> _Request_
The lines to extract run from the first line of the material below to the line containing "const LINE = '#8d99aa';", both included; leave the pictures behind.

> _Supplied material_
+--
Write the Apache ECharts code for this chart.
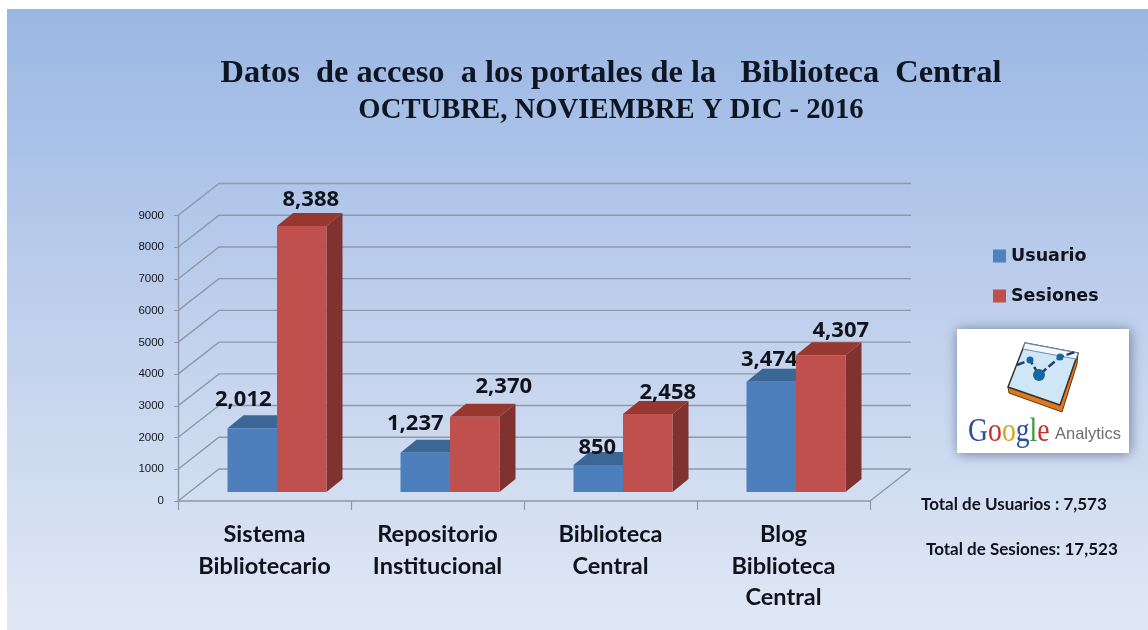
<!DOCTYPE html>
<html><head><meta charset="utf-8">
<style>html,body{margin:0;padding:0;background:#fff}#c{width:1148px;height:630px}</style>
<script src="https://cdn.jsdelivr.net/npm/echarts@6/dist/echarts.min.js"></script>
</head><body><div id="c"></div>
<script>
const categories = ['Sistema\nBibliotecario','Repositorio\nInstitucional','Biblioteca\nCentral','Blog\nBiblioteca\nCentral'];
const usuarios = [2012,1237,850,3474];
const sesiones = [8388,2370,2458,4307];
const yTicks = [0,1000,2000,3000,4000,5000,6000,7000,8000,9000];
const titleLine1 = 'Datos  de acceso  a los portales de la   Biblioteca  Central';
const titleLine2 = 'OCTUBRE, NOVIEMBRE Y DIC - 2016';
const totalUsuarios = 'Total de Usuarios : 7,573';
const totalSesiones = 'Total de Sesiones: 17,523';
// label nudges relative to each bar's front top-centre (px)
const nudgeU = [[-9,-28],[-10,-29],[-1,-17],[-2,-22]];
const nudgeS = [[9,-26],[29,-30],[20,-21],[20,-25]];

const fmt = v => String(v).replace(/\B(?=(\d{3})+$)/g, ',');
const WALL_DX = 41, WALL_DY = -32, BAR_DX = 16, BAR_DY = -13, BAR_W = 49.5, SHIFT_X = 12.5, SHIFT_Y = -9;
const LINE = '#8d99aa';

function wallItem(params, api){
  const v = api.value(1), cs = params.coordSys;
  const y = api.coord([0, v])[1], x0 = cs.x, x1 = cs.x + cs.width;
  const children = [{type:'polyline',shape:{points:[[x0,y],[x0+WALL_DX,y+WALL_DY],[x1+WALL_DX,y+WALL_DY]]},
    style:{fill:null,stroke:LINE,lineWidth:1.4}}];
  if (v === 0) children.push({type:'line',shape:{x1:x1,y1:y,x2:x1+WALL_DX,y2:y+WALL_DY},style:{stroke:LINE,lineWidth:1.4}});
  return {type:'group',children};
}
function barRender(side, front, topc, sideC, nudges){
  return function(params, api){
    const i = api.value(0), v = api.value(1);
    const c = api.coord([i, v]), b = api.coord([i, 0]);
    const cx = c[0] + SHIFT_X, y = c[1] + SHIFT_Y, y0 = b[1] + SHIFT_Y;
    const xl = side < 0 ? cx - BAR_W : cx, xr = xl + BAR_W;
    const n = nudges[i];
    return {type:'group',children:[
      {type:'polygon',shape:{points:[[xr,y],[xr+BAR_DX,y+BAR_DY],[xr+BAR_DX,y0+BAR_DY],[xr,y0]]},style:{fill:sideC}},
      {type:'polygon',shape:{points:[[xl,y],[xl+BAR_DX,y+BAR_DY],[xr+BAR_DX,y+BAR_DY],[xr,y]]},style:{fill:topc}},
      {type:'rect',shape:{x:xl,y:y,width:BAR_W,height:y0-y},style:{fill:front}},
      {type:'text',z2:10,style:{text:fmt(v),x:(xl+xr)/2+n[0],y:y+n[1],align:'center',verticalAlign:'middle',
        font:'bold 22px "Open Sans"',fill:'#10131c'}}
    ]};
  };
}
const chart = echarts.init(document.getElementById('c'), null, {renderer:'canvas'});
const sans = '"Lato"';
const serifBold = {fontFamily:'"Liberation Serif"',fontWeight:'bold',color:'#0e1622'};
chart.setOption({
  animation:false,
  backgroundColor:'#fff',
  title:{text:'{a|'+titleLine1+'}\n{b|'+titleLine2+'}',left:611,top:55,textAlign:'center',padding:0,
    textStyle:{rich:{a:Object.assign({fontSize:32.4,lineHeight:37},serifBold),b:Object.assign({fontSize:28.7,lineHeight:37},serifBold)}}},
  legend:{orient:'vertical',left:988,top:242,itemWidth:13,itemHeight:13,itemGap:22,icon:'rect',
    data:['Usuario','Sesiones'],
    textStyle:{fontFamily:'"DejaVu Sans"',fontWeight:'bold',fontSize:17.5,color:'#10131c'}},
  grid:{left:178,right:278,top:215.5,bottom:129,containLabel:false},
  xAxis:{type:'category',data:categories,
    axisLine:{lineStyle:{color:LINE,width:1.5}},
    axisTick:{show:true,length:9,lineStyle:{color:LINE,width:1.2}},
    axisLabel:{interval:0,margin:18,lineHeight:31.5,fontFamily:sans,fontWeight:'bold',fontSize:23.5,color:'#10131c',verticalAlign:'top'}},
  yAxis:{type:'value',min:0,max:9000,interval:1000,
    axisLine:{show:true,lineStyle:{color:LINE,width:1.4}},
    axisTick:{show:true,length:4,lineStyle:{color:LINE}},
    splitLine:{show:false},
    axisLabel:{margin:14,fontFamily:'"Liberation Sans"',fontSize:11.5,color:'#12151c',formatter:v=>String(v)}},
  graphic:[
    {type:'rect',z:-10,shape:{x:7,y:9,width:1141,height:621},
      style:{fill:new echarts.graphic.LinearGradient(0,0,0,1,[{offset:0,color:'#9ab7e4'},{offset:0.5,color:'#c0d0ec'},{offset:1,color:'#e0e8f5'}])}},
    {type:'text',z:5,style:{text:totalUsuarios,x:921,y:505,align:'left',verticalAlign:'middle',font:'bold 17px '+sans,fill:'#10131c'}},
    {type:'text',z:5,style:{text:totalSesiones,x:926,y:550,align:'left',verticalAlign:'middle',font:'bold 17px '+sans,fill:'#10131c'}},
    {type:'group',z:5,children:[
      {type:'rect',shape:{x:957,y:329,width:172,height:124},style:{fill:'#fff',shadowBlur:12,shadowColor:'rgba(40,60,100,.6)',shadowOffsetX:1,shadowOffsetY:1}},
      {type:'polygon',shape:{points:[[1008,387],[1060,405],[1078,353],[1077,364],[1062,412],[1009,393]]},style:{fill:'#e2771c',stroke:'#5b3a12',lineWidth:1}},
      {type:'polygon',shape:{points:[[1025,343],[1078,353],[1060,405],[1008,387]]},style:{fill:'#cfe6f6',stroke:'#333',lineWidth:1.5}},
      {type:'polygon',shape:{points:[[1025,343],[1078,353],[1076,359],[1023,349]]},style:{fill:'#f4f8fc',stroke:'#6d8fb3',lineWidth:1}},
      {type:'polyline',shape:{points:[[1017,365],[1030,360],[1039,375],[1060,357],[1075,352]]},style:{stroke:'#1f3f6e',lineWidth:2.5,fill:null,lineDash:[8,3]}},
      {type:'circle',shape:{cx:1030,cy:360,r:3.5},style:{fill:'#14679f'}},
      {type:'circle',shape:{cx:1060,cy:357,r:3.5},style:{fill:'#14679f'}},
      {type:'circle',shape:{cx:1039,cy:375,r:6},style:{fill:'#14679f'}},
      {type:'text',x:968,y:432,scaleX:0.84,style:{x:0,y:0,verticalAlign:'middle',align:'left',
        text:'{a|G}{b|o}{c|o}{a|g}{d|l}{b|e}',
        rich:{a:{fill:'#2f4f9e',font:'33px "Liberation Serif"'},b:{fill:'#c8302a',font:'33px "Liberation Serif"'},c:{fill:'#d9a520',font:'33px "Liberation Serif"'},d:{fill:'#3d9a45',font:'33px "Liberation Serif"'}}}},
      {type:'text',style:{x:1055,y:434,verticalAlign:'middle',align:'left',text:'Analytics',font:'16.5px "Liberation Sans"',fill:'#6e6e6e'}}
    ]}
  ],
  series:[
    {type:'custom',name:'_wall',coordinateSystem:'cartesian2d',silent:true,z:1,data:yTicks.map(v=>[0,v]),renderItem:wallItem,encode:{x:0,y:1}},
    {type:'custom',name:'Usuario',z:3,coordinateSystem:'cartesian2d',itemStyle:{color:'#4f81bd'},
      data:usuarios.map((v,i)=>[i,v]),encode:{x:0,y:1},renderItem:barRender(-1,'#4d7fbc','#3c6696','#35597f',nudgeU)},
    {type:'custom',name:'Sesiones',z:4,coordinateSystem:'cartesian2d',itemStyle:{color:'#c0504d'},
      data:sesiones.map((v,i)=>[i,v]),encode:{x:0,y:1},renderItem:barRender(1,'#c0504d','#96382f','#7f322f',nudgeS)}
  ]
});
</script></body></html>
+--
> _Reply to the task_
Write the Apache ECharts code for this chart.
<!DOCTYPE html>
<html><head><meta charset="utf-8">
<style>html,body{margin:0;padding:0;background:#fff}#c{width:1148px;height:630px}</style>
<script src="https://cdn.jsdelivr.net/npm/echarts@6/dist/echarts.min.js"></script>
</head><body><div id="c"></div>
<script>
const categories = ['Sistema\nBibliotecario','Repositorio\nInstitucional','Biblioteca\nCentral','Blog\nBiblioteca\nCentral'];
const usuarios = [2012,1237,850,3474];
const sesiones = [8388,2370,2458,4307];
const yTicks = [0,1000,2000,3000,4000,5000,6000,7000,8000,9000];
const titleLine1 = 'Datos  de acceso  a los portales de la   Biblioteca  Central';
const titleLine2 = 'OCTUBRE, NOVIEMBRE Y DIC - 2016';
const totalUsuarios = 'Total de Usuarios : 7,573';
const totalSesiones = 'Total de Sesiones: 17,523';
// label nudges relative to each bar's front top-centre (px)
const nudgeU = [[-9,-28],[-10,-29],[-1,-17],[-2,-22]];
const nudgeS = [[9,-26],[29,-30],[20,-21],[20,-25]];

const fmt = v => String(v).replace(/\B(?=(\d{3})+$)/g, ',');
const WALL_DX = 41, WALL_DY = -32, BAR_DX = 16, BAR_DY = -13, BAR_W = 49.5, SHIFT_X = 12.5, SHIFT_Y = -9;
const LINE = '#8d99aa';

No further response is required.